Court to rule on health care subsidies
The Supreme Court, moving back into the abiding controversy over the Affordable Care Act, agreed early Friday afternoon to decide how far the federal government can extend its program of subsidies to buyers of health insurance. At issue is whether the program of tax credits applies only in the consumer marketplaces set up by sixteen states, and not at federally operated sites in thirty-four states.
Rather than waiting until Monday to announce its action, which would be the usual mode at this time in the Court year, the Justices released the order granting review of King v. Burwell not long after finishing their closed-door private Conference.
By adding the case to its decision docket at this point, without waiting for further action in lower federal courts, as the Obama administration had asked, the Court ensured that it would rule on the case during the current Term. If it decides to limit the subsidies to the state-run “exchanges,” it is widely understood that that outcome would crash the ACA’s carefully balanced economic arrangements.
The Court’s Friday orders are here; it also granted review of a case on deadlines for serving papers in federal civil cases. The two cases probably will be heard by the Court in the first week of March. The argument calendar was full up to that point.
Since the health care exchanges have been in operation, nearly five million individuals have received federal subsidies to help them afford health insurance on an exchange run by the federal government. The average subsidy has been about $4,700 per person. The fate of those subsidies apparently will now depend upon how the Court interprets four words in the Affordable Care Act. In setting up the subsidy scheme, Congress said it would apply to exchanges “established by the State.”
The challengers to subsidies for those who shop for insurance on a federal exchange have argued that those words limit the availability to the tax benefits solely to state-run exchanges.
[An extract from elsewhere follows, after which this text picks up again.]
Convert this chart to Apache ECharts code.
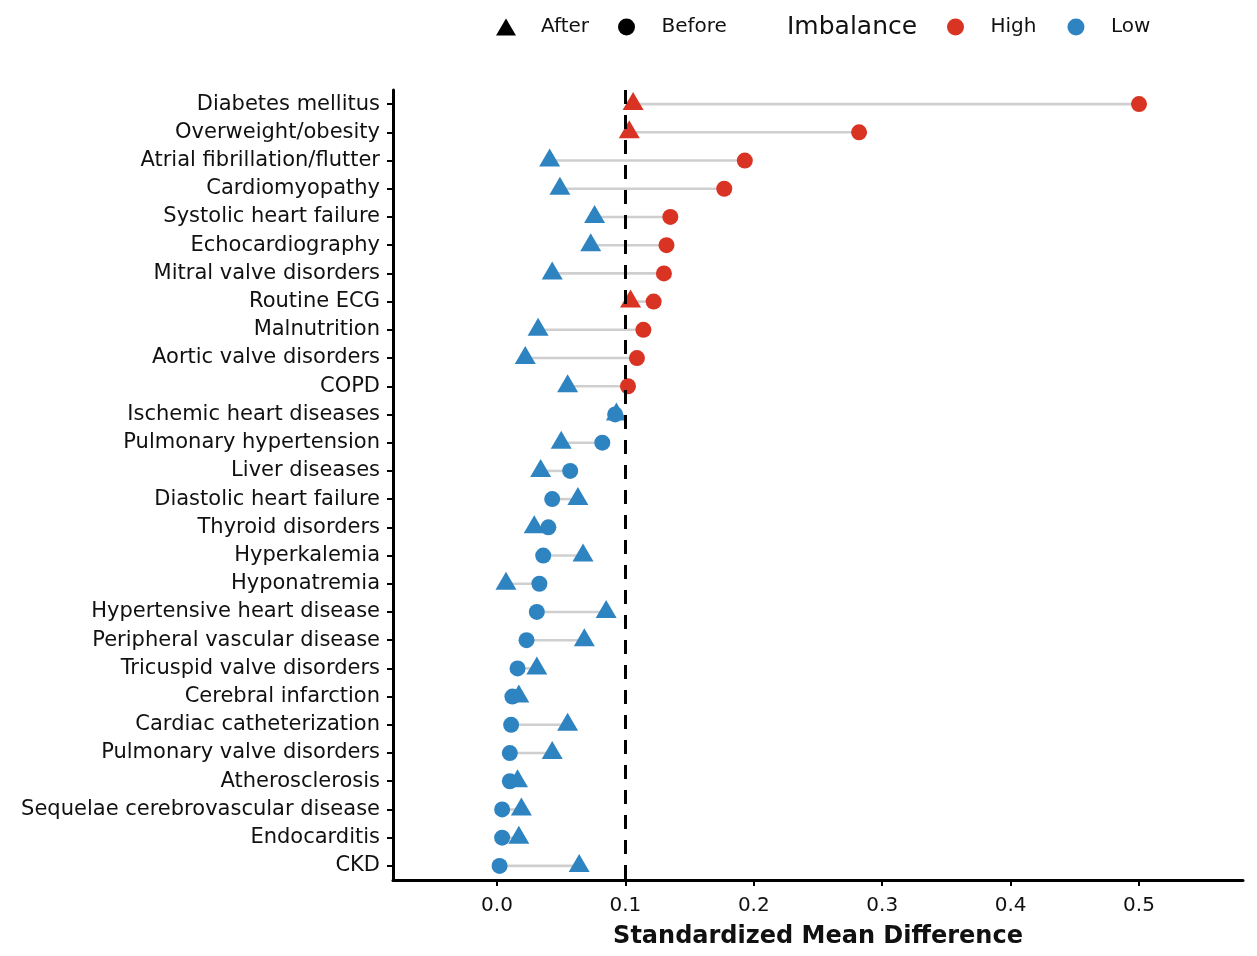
<!DOCTYPE html>
<html>
<head>
<meta charset="utf-8">
<script src="https://cdn.jsdelivr.net/npm/echarts@6.0.0/dist/echarts.min.js"></script>
<style>
  html, body { margin: 0; padding: 0; background: #fff; }
  #chart { width: 1257px; height: 956px; }
</style>
</head>
<body>
<div id="chart"></div>
<script>
// covariates, top to bottom
const covariates = [
  'Diabetes mellitus', 'Overweight/obesity', 'Atrial fibrillation/flutter', 'Cardiomyopathy',
  'Systolic heart failure', 'Echocardiography', 'Mitral valve disorders', 'Routine ECG',
  'Malnutrition', 'Aortic valve disorders', 'COPD', 'Ischemic heart diseases',
  'Pulmonary hypertension', 'Liver diseases', 'Diastolic heart failure', 'Thyroid disorders',
  'Hyperkalemia', 'Hyponatremia', 'Hypertensive heart disease', 'Peripheral vascular disease',
  'Tricuspid valve disorders', 'Cerebral infarction', 'Cardiac catheterization',
  'Pulmonary valve disorders', 'Atherosclerosis', 'Sequelae cerebrovascular disease',
  'Endocarditis', 'CKD'
];
const smdBefore = [
  0.500, 0.282, 0.193, 0.177, 0.135, 0.132, 0.130, 0.122, 0.114, 0.109, 0.102, 0.092,
  0.082, 0.057, 0.043, 0.040, 0.036, 0.033, 0.031, 0.023, 0.016, 0.012, 0.011, 0.010,
  0.010, 0.004, 0.004, 0.002
];
const smdAfter = [
  0.106, 0.103, 0.041, 0.049, 0.076, 0.073, 0.043, 0.104, 0.032, 0.022, 0.055, 0.093,
  0.050, 0.034, 0.063, 0.029, 0.067, 0.007, 0.085, 0.068, 0.031, 0.017, 0.055, 0.043,
  0.016, 0.019, 0.017, 0.064
];
const xTicks = [0, 0.1, 0.2, 0.3, 0.4, 0.5];
const threshold = 0.1;

const RED = '#d93323';
const BLUE = '#2e83c1';
const FONT = 'DejaVu Sans';

const imbalanceColor = p => (p.value[0] > threshold ? RED : BLUE);

// legend text with a spacer between icon and name
const legendText = {
  fontSize: 20, color: '#111', fontFamily: FONT,
  rich: { g: { width: 20 } }
};
const legendFmt = name => '{g|}' + name;

const chart = echarts.init(document.getElementById('chart'));

const option = {
  backgroundColor: '#fff',
  animation: false,
  textStyle: { fontFamily: FONT },
  grid: { left: 393, right: 14, top: 90, bottom: 76 },
  legend: [
    {
      left: 496, top: 17, padding: 0,
      itemWidth: 20, itemHeight: 17, itemGap: 29,
      selectedMode: false,
      formatter: legendFmt,
      textStyle: legendText,
      data: [
        { name: 'After', icon: 'triangle', itemStyle: { color: '#000' } },
        { name: 'Before', icon: 'circle', itemStyle: { color: '#000' } }
      ]
    },
    {
      left: 947, top: 17, padding: 0,
      itemWidth: 20, itemHeight: 17, itemGap: 31,
      selectedMode: false,
      formatter: legendFmt,
      textStyle: legendText,
      data: [
        { name: 'High', icon: 'circle', itemStyle: { color: RED, opacity: 1 } },
        { name: 'Low', icon: 'circle', itemStyle: { color: BLUE, opacity: 1 } }
      ]
    }
  ],
  graphic: [{
    type: 'text', left: 787, top: 15,
    style: { text: 'Imbalance', font: '25px "DejaVu Sans"', fill: '#111' }
  }],
  xAxis: {
    type: 'value',
    min: -0.081, max: 0.581,
    splitLine: { show: false },
    axisLine: { show: true, onZero: false, lineStyle: { color: '#000', width: 3 } },
    axisTick: { show: true, length: 6, lineStyle: { color: '#000', width: 2 }, customValues: xTicks },
    axisLabel: {
      fontSize: 20, color: '#111', margin: 16, fontFamily: FONT,
      customValues: xTicks,
      formatter: v => v.toFixed(1)
    },
    name: 'Standardized Mean Difference',
    nameLocation: 'middle',
    nameGap: 45,
    nameTextStyle: { fontSize: 24, fontWeight: 'bold', color: '#111', fontFamily: FONT }
  },
  yAxis: {
    type: 'category',
    data: covariates,
    inverse: true,
    axisLine: { show: true, onZero: false, lineStyle: { color: '#000', width: 3 } },
    axisTick: { show: true, alignWithLabel: true, length: 6, lineStyle: { color: '#000', width: 2 } },
    axisLabel: { fontSize: 21, color: '#111', margin: 13, fontFamily: FONT },
    splitLine: { show: false }
  },
  series: [
    {
      name: 'segments',
      type: 'custom',
      silent: true,
      encode: { x: [0, 1], y: 2 },
      data: covariates.map((c, i) => [smdBefore[i], smdAfter[i], i]),
      renderItem: (params, api) => {
        const p1 = api.coord([api.value(0), api.value(2)]);
        const p2 = api.coord([api.value(1), api.value(2)]);
        return {
          type: 'line',
          shape: { x1: p1[0], y1: p1[1], x2: p2[0], y2: p2[1] },
          style: { stroke: '#cfcfcf', lineWidth: 2.6 }
        };
      },
      z: 1
    },
    {
      name: 'Before',
      type: 'scatter',
      symbol: 'circle',
      symbolSize: 16,
      data: covariates.map((c, i) => [smdBefore[i], c]),
      itemStyle: { color: imbalanceColor, opacity: 1 },
      z: 2
    },
    {
      name: 'After',
      type: 'scatter',
      symbol: 'triangle',
      symbolSize: [21, 18],
      symbolOffset: [0, -3],
      data: covariates.map((c, i) => [smdAfter[i], c]),
      itemStyle: { color: imbalanceColor, opacity: 1 },
      z: 3
    },
    { name: 'High', type: 'scatter', data: [], itemStyle: { color: RED, opacity: 1 } },
    { name: 'Low', type: 'scatter', data: [], itemStyle: { color: BLUE, opacity: 1 } },
    {
      name: 'threshold',
      type: 'scatter',
      data: [],
      z: 5,
      markLine: {
        silent: true,
        symbol: ['none', 'none'],
        label: { show: false },
        lineStyle: { color: '#000', width: 3, type: [14, 11] },
        data: [{ xAxis: threshold }]
      }
    }
  ]
};

chart.setOption(option);
</script>
</body>
</html>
That argument failed in the U.S. Court of Appeals for the Fourth Circuit, in the ruling now under review. It was accepted in the U.S. Court of Appeals for the District of Columbia Circuit, but that ruling has now been set aside while the full D.C. Circuit reconsiders the issue.
Thus, as of now, there is no split in the federal appeals courts on the challengers’ argument and thus on the scope of the ACA language regarding subsidies. The lack of such a split, however, did not prevent the Court from going ahead to grant review of the King case, as the challengers had asked it to do. They had argued, among other points, that the longer the subsidies continue to consumers who had gone to federal exchanges, the harder it would be to undo the program if the Court were to accept the challengers’ interpretation.
It would have taken the votes of four Justices to grant review. The Court, as usual, did not indicate the way the Justices had voted on that question. It will take a majority, of course, to decide the case in the end. A ruling is not expected to emerge until near the end of the current Term, in late June or early July.
The new case appears to be as important to the functioning of the ACA, as it emerged from Congress in 2010, as was the mandate that every individual in the nation (with few exceptions) had to obtain health insurance by this year, or pay a financial penalty. The Supreme Court in June 2012 rejected a challenge to the individual mandate, finding that the arrangement Congress had made was a valid tax scheme. No one absolutely had to buy insurance, but those who did not would face a penalty as part of their filing of federal tax returns, as the Court viewed the mandate.
That was a decision based on the Constitution. The question presented by the case that the Court granted Friday is how to interpret legislative language chosen by Congress. Underlying that issue, however, is the broader question whether the words Congress chooses are to be the sole guide to what a law does, or whether the larger purposes that Congress seems to have in mind should determine how to read the words.
The challengers take the “literal interpretation” approach, although they also have policy reasons for reading the ACA as they do. The Obama administration takes the “broader purpose” approach, contending that Congress would not have set up the insurance program on a basis that is as limited as the challengers contend. There are Justices on the Court on both sides of that debate over interpreting federal laws.
The four words primarily in dispute have been interpreted by the Internal Revenue Service, which is in charge of the tax subsidy program, to apply to every exchange across the nation, whether set up by a state or, if a state declined to do so, by the federal government in place of the state.
Here is the question that the petition put before the Court: “Whether the Internal Revenue Service may permissibly promulgate regulations to extend tax-credit subsidies to coverage purchased through exchanges established by the federal government under section 1321 of the ACA.”
That is essentially the same issue that the D.C. Circuit has agreed to examine en banc. It is scheduled to hold oral arguments on December 17. Whether it would go ahead with that review, knowing now that the Supreme Court is going to decide the issue, is unclear at this point. The challengers would be free, it appears, to ask the D.C. Circuit to hold its case in abeyance during Supreme Court review.